Figure scripts:

━━━━

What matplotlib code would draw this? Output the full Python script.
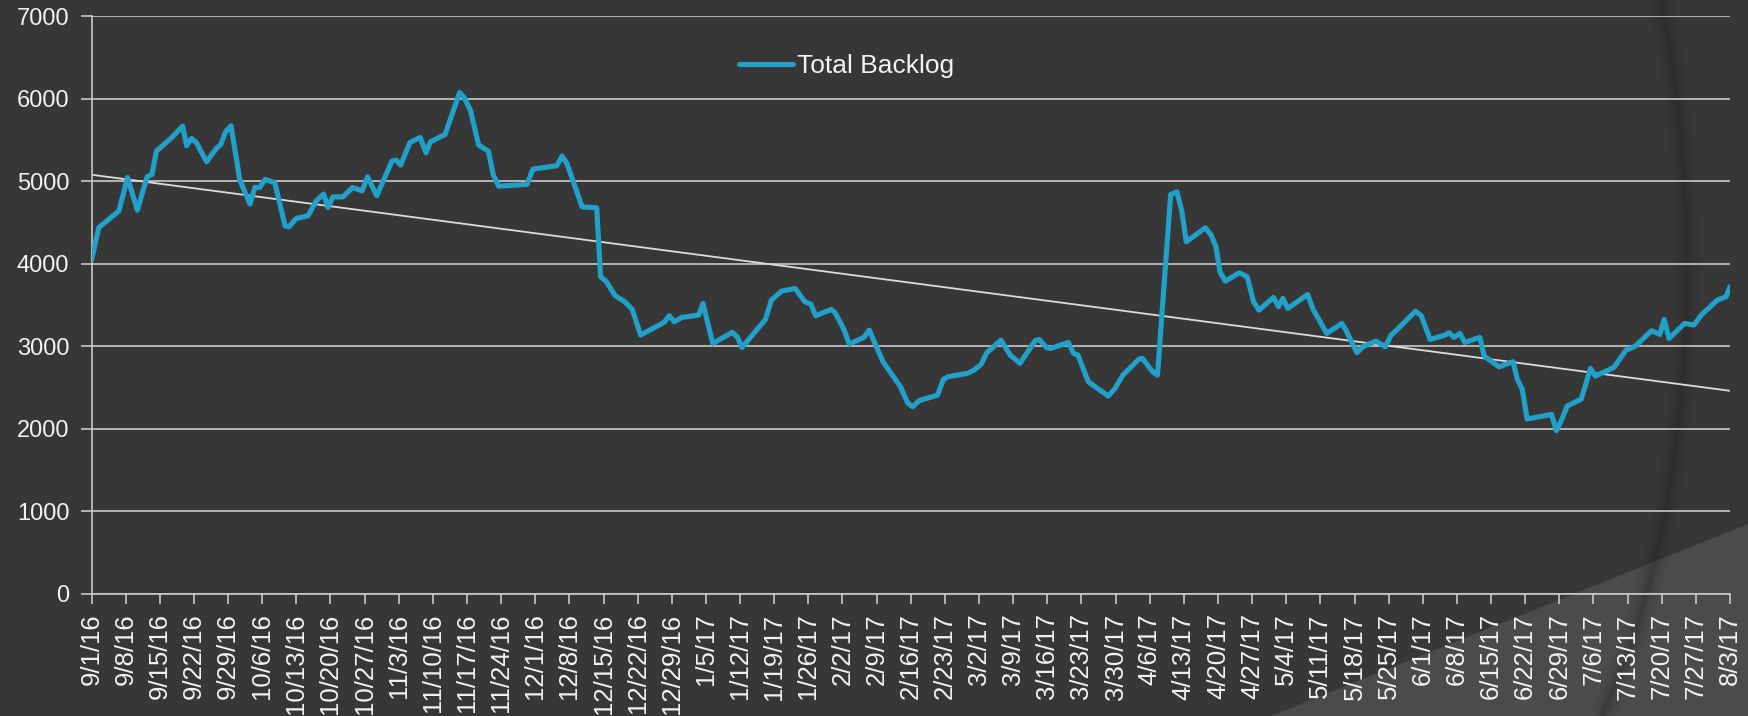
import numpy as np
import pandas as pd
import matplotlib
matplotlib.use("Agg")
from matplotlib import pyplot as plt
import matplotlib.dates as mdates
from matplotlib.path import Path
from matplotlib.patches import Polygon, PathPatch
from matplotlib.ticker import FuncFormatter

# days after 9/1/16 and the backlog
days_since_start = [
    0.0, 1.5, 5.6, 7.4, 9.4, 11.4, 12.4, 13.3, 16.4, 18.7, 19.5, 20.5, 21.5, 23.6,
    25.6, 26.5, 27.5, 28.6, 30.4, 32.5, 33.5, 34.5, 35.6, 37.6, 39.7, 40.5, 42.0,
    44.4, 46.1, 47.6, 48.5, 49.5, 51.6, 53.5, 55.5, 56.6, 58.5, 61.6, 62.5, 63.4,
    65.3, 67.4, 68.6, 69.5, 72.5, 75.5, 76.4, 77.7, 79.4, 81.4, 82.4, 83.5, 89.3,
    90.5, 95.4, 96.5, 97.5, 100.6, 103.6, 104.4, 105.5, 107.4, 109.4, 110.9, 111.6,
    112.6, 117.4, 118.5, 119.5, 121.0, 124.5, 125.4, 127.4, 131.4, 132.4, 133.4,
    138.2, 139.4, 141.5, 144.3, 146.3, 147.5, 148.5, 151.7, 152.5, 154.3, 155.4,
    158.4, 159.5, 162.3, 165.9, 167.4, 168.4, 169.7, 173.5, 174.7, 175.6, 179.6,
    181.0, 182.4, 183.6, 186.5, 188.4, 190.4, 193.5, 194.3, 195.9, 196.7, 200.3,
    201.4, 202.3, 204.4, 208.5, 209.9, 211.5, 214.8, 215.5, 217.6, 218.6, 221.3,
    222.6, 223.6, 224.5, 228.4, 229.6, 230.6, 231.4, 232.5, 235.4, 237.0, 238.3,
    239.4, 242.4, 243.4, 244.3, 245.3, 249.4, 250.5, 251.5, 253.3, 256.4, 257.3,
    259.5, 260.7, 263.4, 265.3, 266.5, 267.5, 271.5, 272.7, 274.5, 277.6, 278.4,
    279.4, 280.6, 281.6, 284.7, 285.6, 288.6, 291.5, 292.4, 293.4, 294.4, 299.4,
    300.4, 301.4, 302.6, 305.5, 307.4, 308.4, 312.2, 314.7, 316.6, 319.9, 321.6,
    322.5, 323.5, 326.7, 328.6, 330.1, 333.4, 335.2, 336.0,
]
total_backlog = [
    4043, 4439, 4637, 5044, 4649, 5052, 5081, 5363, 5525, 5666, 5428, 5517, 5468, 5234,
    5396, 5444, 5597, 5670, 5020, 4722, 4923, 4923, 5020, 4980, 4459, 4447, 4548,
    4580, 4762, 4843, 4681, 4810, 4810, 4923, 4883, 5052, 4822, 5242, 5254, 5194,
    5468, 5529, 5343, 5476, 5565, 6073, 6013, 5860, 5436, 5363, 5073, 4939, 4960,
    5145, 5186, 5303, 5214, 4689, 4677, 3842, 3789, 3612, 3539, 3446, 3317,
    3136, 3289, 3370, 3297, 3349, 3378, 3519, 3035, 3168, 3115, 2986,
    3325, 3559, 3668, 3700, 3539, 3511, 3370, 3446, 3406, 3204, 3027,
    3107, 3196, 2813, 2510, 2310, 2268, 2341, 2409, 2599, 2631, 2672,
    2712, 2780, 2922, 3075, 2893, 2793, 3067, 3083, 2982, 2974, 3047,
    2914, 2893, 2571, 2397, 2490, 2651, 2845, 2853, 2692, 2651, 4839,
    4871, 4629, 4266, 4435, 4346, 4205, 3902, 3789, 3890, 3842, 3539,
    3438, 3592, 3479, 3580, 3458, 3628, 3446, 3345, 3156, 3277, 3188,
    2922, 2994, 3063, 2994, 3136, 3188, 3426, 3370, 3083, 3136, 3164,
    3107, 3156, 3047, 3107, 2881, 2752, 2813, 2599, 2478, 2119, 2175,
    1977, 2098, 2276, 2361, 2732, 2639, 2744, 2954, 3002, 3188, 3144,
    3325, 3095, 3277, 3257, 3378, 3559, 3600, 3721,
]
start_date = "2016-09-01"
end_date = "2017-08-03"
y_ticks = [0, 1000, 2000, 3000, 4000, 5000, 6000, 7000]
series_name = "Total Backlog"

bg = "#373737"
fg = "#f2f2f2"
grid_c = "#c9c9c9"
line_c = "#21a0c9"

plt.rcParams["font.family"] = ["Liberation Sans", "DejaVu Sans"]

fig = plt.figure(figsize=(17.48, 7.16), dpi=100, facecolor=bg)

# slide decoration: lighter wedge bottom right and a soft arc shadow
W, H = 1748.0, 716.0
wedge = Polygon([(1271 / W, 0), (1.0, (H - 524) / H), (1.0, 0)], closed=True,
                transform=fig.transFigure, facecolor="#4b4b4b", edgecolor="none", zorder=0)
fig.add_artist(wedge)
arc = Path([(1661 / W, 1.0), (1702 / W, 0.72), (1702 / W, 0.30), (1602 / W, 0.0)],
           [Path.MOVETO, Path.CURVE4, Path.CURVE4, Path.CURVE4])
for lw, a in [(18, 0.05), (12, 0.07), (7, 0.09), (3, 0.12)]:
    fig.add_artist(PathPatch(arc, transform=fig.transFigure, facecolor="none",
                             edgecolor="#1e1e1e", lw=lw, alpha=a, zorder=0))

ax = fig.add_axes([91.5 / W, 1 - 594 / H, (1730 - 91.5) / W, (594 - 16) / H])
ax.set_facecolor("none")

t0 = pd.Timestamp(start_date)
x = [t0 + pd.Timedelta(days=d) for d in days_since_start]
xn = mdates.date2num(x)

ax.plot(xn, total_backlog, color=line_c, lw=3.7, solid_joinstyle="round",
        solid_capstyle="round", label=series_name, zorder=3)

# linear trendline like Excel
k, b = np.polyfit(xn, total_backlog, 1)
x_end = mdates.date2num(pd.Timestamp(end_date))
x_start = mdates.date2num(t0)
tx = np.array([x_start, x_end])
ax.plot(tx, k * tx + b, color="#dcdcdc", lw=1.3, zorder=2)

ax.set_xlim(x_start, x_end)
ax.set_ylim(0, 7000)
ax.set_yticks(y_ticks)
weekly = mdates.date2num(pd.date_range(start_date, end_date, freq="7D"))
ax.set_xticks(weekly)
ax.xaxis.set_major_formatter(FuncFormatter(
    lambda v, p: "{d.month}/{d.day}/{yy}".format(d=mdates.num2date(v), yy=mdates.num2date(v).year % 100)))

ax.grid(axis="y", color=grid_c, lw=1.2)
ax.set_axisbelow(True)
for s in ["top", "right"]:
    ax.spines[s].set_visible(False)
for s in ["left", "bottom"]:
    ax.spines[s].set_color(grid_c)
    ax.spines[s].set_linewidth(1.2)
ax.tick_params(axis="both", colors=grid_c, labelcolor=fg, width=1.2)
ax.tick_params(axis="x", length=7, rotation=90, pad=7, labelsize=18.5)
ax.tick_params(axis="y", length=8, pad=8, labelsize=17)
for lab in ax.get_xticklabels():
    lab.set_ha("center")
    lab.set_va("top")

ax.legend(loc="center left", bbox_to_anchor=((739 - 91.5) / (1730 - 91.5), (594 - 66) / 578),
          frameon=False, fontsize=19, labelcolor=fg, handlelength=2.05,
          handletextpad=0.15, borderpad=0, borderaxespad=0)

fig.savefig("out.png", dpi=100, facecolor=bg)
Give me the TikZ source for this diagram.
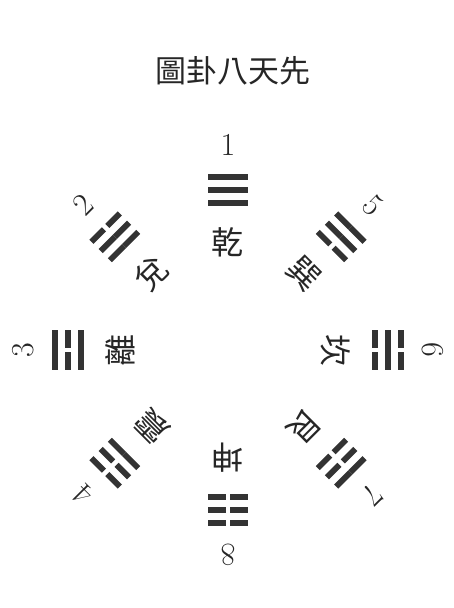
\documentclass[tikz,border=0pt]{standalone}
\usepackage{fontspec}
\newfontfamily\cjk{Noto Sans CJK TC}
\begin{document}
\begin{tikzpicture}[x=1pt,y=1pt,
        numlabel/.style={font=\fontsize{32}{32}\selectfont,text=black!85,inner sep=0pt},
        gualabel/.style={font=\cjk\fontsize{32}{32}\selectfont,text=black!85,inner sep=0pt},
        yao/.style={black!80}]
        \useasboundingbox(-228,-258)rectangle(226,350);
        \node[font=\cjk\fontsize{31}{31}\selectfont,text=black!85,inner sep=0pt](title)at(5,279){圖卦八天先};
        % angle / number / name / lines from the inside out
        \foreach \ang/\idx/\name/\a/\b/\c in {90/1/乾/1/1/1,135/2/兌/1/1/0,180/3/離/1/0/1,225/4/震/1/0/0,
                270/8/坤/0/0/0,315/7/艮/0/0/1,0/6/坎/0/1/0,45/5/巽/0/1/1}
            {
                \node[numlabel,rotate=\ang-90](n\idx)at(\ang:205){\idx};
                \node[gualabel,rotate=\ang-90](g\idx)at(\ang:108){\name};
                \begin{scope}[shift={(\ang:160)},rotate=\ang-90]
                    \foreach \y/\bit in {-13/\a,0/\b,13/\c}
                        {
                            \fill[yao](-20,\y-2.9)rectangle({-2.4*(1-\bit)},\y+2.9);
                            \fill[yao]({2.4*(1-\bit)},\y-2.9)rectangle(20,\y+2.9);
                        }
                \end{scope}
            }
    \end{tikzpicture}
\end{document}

━━━━

TO DO: Please give again the entries word for word, starting at the first line and ending with the line that contains "from matplotlib.ticker import FuncFormatter"; include both of those lines but none of the pictures.

EXERCISE SOLUTION:
What matplotlib code would draw this? Output the full Python script.
import numpy as np
import pandas as pd
import matplotlib
matplotlib.use("Agg")
from matplotlib import pyplot as plt
import matplotlib.dates as mdates
from matplotlib.path import Path
from matplotlib.patches import Polygon, PathPatch
from matplotlib.ticker import FuncFormatter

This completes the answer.